Will support it if southern states want to break away from India: DMK leader MK Stalin

The DMK had dropped its secessionist demand for a separate country in 1962.

Will support it if southern states want to break away from India: DMK leader MK Stalin Stalin's statement was more secessionist in tone than the three southern CMs who had spoken about the South-North imabalance. (File picture)

DMK working president MK Stalin said he would welcome any attempt by the South Indian states to make a demand for a separate country. The comment comes within a week of two southern Chief Ministers complaining that the south contributes more in taxes to the Centre than it gets in return. However, Stalin's comment had a more secessionist tone to it.

"If it (such a situation) comes, it would be welcome. We hope that such a situation arises," Stalin said in Erode, The Hindu reported. This had been in response to a question over the rising sentiment that the southern states should come together to demand a separate country of 'Dravida Nadu' (Dravida Country).

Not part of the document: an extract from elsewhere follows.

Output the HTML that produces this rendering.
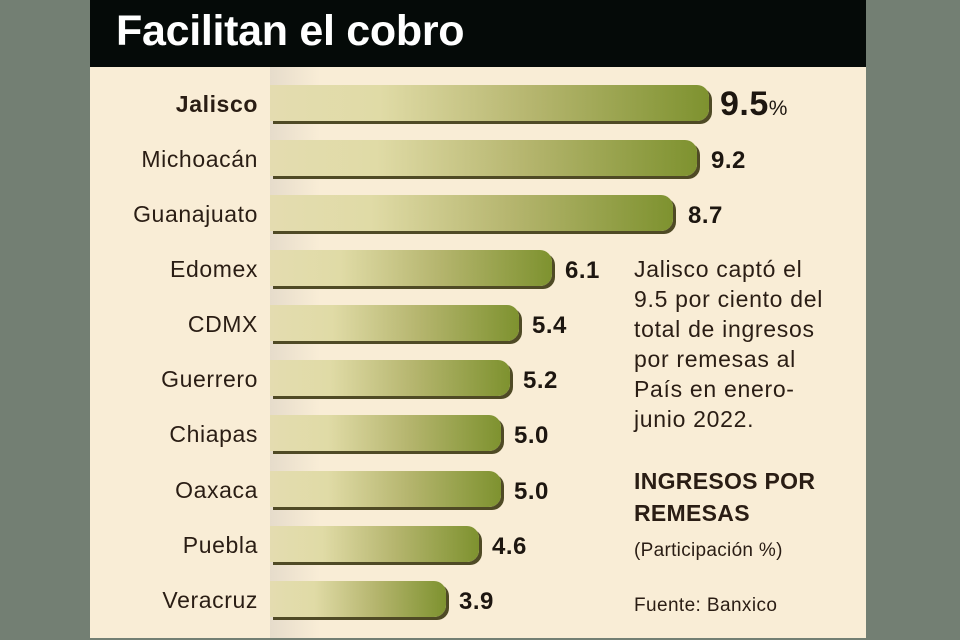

This is very distinct from the sentiments expressed by Karnataka Chief Minister Siddaramaiah, Andhra Pradesh Chief Minister N Chandrababu Naidu and Telangana Chief Minister K Chandrasekhar Rao. Siddaramaiah had complained in a column on Friday that the southern states are subsidising the northern states, and that there is no incentive for development. He had said the increasing stress on population as a keystone of policy making had devalued decades-worth of largely successful efforts in the southern states to bring the birth rate under control.

Naidu and Rao had complained about the fact that their states essentially give money to Centre and get little in return.

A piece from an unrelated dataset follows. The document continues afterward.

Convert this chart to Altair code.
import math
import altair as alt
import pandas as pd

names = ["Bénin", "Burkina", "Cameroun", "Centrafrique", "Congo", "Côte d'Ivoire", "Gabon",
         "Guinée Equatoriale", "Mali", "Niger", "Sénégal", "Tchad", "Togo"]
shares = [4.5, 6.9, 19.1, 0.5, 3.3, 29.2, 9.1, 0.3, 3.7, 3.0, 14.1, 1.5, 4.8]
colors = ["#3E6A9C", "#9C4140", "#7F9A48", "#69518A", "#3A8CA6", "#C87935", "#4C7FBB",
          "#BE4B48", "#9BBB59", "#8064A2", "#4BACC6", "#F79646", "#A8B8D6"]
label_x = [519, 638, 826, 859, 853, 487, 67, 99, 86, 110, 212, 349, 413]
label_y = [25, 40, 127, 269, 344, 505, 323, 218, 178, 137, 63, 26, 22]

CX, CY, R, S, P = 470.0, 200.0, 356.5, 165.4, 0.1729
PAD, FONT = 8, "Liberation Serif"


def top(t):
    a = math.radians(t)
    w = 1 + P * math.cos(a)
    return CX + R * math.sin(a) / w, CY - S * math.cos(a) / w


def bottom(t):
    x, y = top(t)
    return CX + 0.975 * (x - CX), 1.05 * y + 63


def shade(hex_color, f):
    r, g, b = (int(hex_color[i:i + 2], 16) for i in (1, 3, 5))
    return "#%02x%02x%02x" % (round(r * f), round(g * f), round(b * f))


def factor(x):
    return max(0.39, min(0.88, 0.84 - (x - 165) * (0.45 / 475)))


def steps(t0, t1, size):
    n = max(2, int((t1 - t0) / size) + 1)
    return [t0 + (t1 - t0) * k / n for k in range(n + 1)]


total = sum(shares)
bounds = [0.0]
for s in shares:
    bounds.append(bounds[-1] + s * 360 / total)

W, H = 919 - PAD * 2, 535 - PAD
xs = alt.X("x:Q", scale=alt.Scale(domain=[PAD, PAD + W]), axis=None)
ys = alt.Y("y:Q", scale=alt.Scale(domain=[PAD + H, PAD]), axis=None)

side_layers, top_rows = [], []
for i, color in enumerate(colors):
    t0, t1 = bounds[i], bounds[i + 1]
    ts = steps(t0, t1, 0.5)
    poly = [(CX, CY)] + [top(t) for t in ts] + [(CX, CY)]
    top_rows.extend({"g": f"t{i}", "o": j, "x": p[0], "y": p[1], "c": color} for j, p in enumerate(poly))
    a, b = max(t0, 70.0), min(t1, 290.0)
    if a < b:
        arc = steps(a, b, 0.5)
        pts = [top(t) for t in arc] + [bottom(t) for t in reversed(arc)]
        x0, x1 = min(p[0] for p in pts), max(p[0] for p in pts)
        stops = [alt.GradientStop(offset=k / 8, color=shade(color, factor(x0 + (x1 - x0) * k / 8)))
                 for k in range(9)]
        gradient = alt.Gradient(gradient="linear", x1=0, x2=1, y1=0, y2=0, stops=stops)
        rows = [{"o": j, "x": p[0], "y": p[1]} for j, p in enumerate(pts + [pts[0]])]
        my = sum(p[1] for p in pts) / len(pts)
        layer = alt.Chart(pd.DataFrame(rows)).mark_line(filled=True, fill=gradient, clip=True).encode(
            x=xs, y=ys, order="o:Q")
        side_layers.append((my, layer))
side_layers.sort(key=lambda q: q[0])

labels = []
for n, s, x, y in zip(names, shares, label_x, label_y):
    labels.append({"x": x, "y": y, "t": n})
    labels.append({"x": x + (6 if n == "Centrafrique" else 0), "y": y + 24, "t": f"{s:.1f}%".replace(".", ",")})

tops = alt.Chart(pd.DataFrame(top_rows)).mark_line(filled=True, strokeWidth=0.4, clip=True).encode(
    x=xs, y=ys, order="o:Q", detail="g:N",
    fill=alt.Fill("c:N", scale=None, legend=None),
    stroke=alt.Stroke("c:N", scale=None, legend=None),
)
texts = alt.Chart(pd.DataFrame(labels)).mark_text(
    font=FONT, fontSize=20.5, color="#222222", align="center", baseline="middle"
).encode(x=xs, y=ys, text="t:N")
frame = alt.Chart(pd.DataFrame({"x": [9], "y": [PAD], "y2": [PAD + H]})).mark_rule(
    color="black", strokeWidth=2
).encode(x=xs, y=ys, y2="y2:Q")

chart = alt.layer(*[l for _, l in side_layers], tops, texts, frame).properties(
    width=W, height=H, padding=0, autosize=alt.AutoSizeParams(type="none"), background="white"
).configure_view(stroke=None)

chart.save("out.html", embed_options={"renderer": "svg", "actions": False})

But Stalin's comments have a different resonance. The DMK, which was founded in 1949, had the creation of a separate country of Dravida Nadu as one of its key goals. It had dropped this idea as a key plank of the party in 1962, in light of the 1962 war with China.

The DMK's idea of Dravida Nadu involves the creation of a separate country for the people of the 'Dravida race', an idea that those in the south are racially different from the 'north Indian Aryans'. Genetic science has since comprehensively debunked this claim of racial difference.

Even when the DMK had held Dravida Nadu as a goal, it had done little to expand its own base outside Tamil Nadu, largely keeping to its pro-Tamil rhetoric.

The DMK had as an alternative also proposed a separate unit formed of the southern states that would continue to remain a part of India, but would enjoy autonomy in finance and governance.